Food chains join forces to cut sugar

Some of the high street’s biggest food chains have signed up to a series of new health targets including a 20% reduction in sugar by 2020.

The alliance, which includes Caffè Nero, Costa, Greggs, McDonald’s and Mitchells & Butlers, has created a new code of practice with the aim of driving responsible behaviour in product development and customer marketing.

Other signatories include Pizza Hut Delivery (YUM!), Premier Inn, Starbucks, Wetherspoons, and Whitbread Restaurants.

The group has pledged to innovate with new products and reformulate recipes to reduce sugar as part of efforts to meet Public Health England’s sugar reduction target of 20% by 2020, as set out in the government’s childhood obesity plan.

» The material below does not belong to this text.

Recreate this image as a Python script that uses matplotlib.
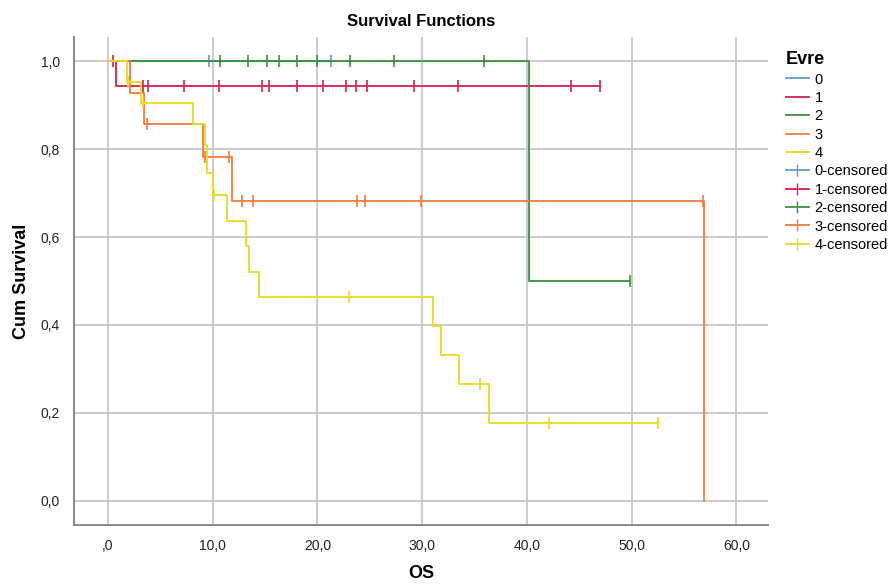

Other commitments include running responsible promotions that adhere to the UK Code of Broadcast Advertising (BCAP), Ofcom and Committee of Advertising Practice (CAP) codes for advertising to children; and providing clear, easy to understand, and readily available nutritional information.

Progress against the code of practice will be monitored by the British Nutrition Foundation.

“We’re pleased that by working together we have been able to make strong commitments to reduce sugar,” said an alliance spokesperson. “We now call on other businesses in our sector, large and small, to join us in adopting the code.”

The code of practice has been met with cautious enthusiasm by health campaigners. "We welcome the move by these reputable high street food and drinks chains and hope that they all fully commit to evidence-based actions, such as stopping unhealthy promotions and reformulating products with less sugar, within their code of practice – along with the other out of home businesses who are yet to sign up,” said Kawther Hashem from Action on Sugar.

“However, we do question how strongly and quickly these changes will be implemented, based on their limited progress to date, and sincerely hope this marks a turning point in them taking action to prevent obesity," Hashem added.